Companies included Kent Wildlife Trust, Bugs Life, National Highways, Network Rail as well as Kent County Council, Dartford Borough Council and Ebbsfleet Development Corporation.
LRCH has also been told to pay costs to Merlin Entertainments, a rival theme park operator behind the likes of Chessington World of Adventures and Thorpe Park who had opposed the plans.
However reports suggest the companies owed money are unlikely to be recompensed.

A previous map and statement released by LRCH showed how the park would have been split into different themed areas, taking visitors from the medieval period to the 23rd century
LRCH, faced with administration in March 2023 after becoming swamped in debts totalling £100m, continued to cling to life by ushering in a Company Voluntary Arrangement (CVA) – a legal device allowing new terms to be struck with those to whom it owed money.
Whilst convincing a majority of creditors to agree to the terms – which would have seen them issued shares in the company – Hollywood movie studio Paramount disagreed with the deal.
It vowed to take the case to the High Court, claiming LRCH had broken its terms of contract and owed it some £14m.
Last month, an insolvency judge in the High Court found there were at least three ‘serious and irremediable’ breaches by LRCH of its agreement to pay creditors including Paramount, which had originally agreed to lend its name and IP rights before later reneging.
The American firm told the court in October that LRCH had not adhered to its obligations under the CVA and was due for showdown in the High Court in April.
That case, which had put all plans for London Resort on hold, will no longer take place.
It marks a bitter denouement to the relationship between LRCH and Paramount, which had originally seen a deal struck for the project to be known as Paramount Park.
The naming rights deal was scrapped in 2017 two years before the IP deal was agreed.
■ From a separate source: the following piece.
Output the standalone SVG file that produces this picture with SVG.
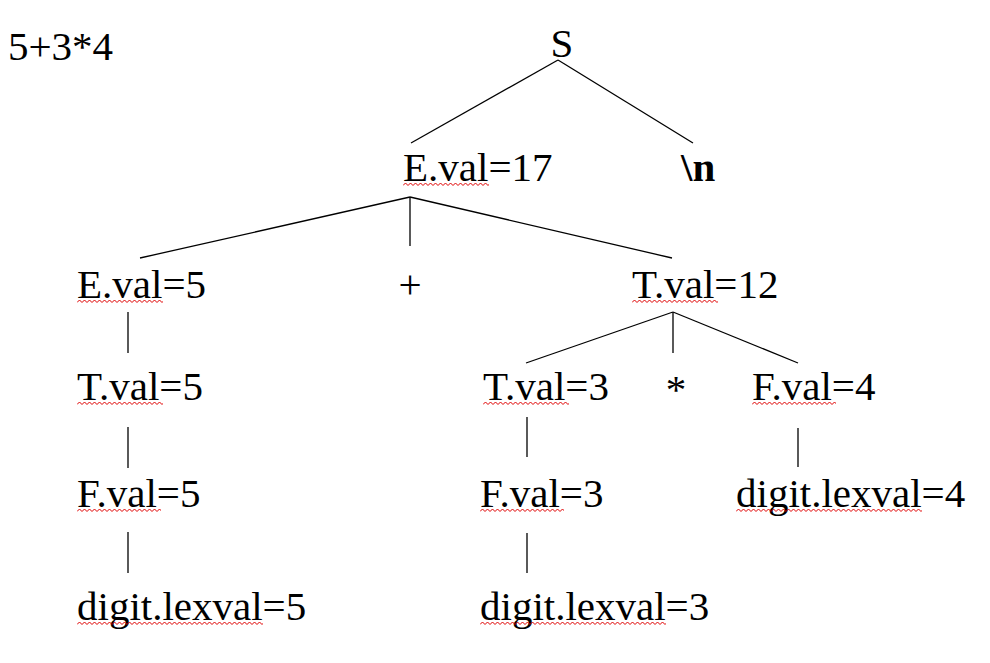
<svg xmlns="http://www.w3.org/2000/svg" xmlns:xlink="http://www.w3.org/1999/xlink" width="990" height="663" viewBox="0 0 990 663">
<style>
text{font-family:"Liberation Serif","Times New Roman",serif;font-size:41px;fill:#000}
.b{font-weight:bold}
.m{text-anchor:middle}
#edges line{stroke:#000;stroke-width:1.3;fill:none}
.wv{fill:none;stroke:#e00000;stroke-width:1}
</style>
<defs>
<path id="wv" class="wv" d="M0 3.5 l2.5 -2.5 l2.5 2.5 l2.5 -2.5 l2.5 2.5 l2.5 -2.5 l2.5 2.5 l2.5 -2.5 l2.5 2.5 l2.5 -2.5 l2.5 2.5 l2.5 -2.5 l2.5 2.5 l2.5 -2.5 l2.5 2.5 l2.5 -2.5 l2.5 2.5 l2.5 -2.5 l2.5 2.5 l2.5 -2.5 l2.5 2.5 l2.5 -2.5 l2.5 2.5 l2.5 -2.5 l2.5 2.5 l2.5 -2.5 l2.5 2.5 l2.5 -2.5 l2.5 2.5 l2.5 -2.5 l2.5 2.5 l2.5 -2.5 l2.5 2.5 l2.5 -2.5 l2.5 2.5 l2.5 -2.5 l2.5 2.5 l2.5 -2.5 l2.5 2.5 l2.5 -2.5 l2.5 2.5 l2.5 -2.5 l2.5 2.5 l2.5 -2.5 l2.5 2.5 l2.5 -2.5 l2.5 2.5 l2.5 -2.5 l2.5 2.5 l2.5 -2.5 l2.5 2.5 l2.5 -2.5 l2.5 2.5 l2.5 -2.5 l2.5 2.5 l2.5 -2.5 l2.5 2.5 l2.5 -2.5 l2.5 2.5 l2.5 -2.5 l2.5 2.5 l2.5 -2.5 l2.5 2.5 l2.5 -2.5 l2.5 2.5 l2.5 -2.5 l2.5 2.5 l2.5 -2.5 l2.5 2.5 l2.5 -2.5 l2.5 2.5 l2.5 -2.5 l2.5 2.5 l2.5 -2.5 l2.5 2.5 l2.5 -2.5 l2.5 2.5 l2.5 -2.5 l2.5 2.5 l2.5 -2.5 l2.5 2.5 l2.5 -2.5 l2.5 2.5 l2.5 -2.5 l2.5 2.5 l2.5 -2.5 l2.5 2.5 l2.5 -2.5 l2.5 2.5 l2.5 -2.5 l2.5 2.5 l2.5 -2.5 l2.5 2.5 l2.5 -2.5 l2.5 2.5 l2.5 -2.5 l2.5 2.5 l2.5 -2.5 l2.5 2.5 l2.5 -2.5 l2.5 2.5 l2.5 -2.5 l2.5 2.5 l2.5 -2.5 l2.5 2.5 l2.5 -2.5 l2.5 2.5 l2.5 -2.5 l2.5 2.5"/>
</defs>

<g id="edges">
<line x1="558" y1="60" x2="411" y2="143"/>
<line x1="558" y1="60" x2="693" y2="143"/>
<line x1="410" y1="197" x2="140" y2="258"/>
<line x1="410" y1="197" x2="410" y2="246"/>
<line x1="410" y1="197" x2="672" y2="258"/>
<line x1="128" y1="312" x2="128" y2="353"/>
<line x1="128" y1="427" x2="128" y2="468"/>
<line x1="128" y1="532" x2="128" y2="573"/>
<line x1="673" y1="312" x2="526" y2="363"/>
<line x1="673" y1="312" x2="673" y2="353"/>
<line x1="673" y1="312" x2="798" y2="363"/>
<line x1="527" y1="417" x2="527" y2="457"/>
<line x1="527" y1="533" x2="527" y2="573"/>
<line x1="798" y1="428" x2="798" y2="467"/>
</g>

<g id="expr"><text x="8" y="60">5+3*4</text></g>

<g id="n-S"><text x="562" y="57" class="m">S</text></g>

<g id="n-E17"><text x="403" y="181">E.val=17</text>
<svg x="403" y="182" width="86" height="5"><use xlink:href="#wv"/></svg></g>

<g id="n-newline"><text x="681" y="181" class="b">\n</text></g>

<g id="n-E5"><text x="77" y="298">E.val=5</text>
<svg x="77" y="299" width="86" height="5"><use xlink:href="#wv"/></svg></g>

<g id="n-plus"><text x="410" y="298" class="m">+</text></g>

<g id="n-T12"><text x="632" y="298">T.val=12</text>
<svg x="632" y="299" width="86" height="5"><use xlink:href="#wv"/></svg></g>

<g id="n-T5"><text x="77" y="400">T.val=5</text>
<svg x="77" y="401" width="86" height="5"><use xlink:href="#wv"/></svg></g>

<g id="n-T3"><text x="483" y="400">T.val=3</text>
<svg x="483" y="401" width="86" height="5"><use xlink:href="#wv"/></svg></g>

<g id="n-star"><text x="676" y="403" class="m">*</text></g>

<g id="n-F4"><text x="752" y="400">F.val=4</text>
<svg x="752" y="401" width="84" height="5"><use xlink:href="#wv"/></svg></g>

<g id="n-F5"><text x="77" y="507">F.val=5</text>
<svg x="77" y="508" width="84" height="5"><use xlink:href="#wv"/></svg></g>

<g id="n-F3"><text x="480" y="507">F.val=3</text>
<svg x="480" y="508" width="84" height="5"><use xlink:href="#wv"/></svg></g>

<g id="n-D4"><text x="736" y="507">digit.lexval=4</text>
<svg x="736" y="508" width="186" height="5"><use xlink:href="#wv"/></svg></g>

<g id="n-D5"><text x="77" y="620">digit.lexval=5</text>
<svg x="77" y="621" width="186" height="5"><use xlink:href="#wv"/></svg></g>

<g id="n-D3"><text x="480" y="620">digit.lexval=3</text>
<svg x="480" y="621" width="186" height="5"><use xlink:href="#wv"/></svg></g>
</svg>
The Swanscombe Peninsula, Kent (pictured above) was designated a site of special scientific interest in 2021
However, those close to the scheme say the LRCH cupboard is now ‘bare’, and that those owed money by the ambitious scheme are unlikely ever to be paid.
Liquidation will see a team of specialists appointed to identify property or assets it can liquify in order to pay back some of the money, though this is unlikely to get anywhere close to the total owed.
Last year, the land earmarked for the theme park and the company which owns the land, Swanscombe Development LLP, were both put up for sale
The land is made up of the former Swanscombe Cement Works, which was shut down in 1994.
The London Resort would have been the first European development of its kind to be built from scratch since the opening of Disneyland Paris in 1992.
The success of Disneyland Paris is a testament to the impact that a global theme park can have on the economy.
Over 3,500 hotel rooms were set to be created alongside two ferry terminals – one each side of the River Thames.
Politicians and local councils were optimistic about the project, hoping that the resort would bring more than 30,000 jobs – while jump-starting the economies of nearby Gravesend and Dartford.
A report on the economic contribution of Disneyland Paris found that the attraction added €68billion (£60billion) to the French economy in the 25 years since opening.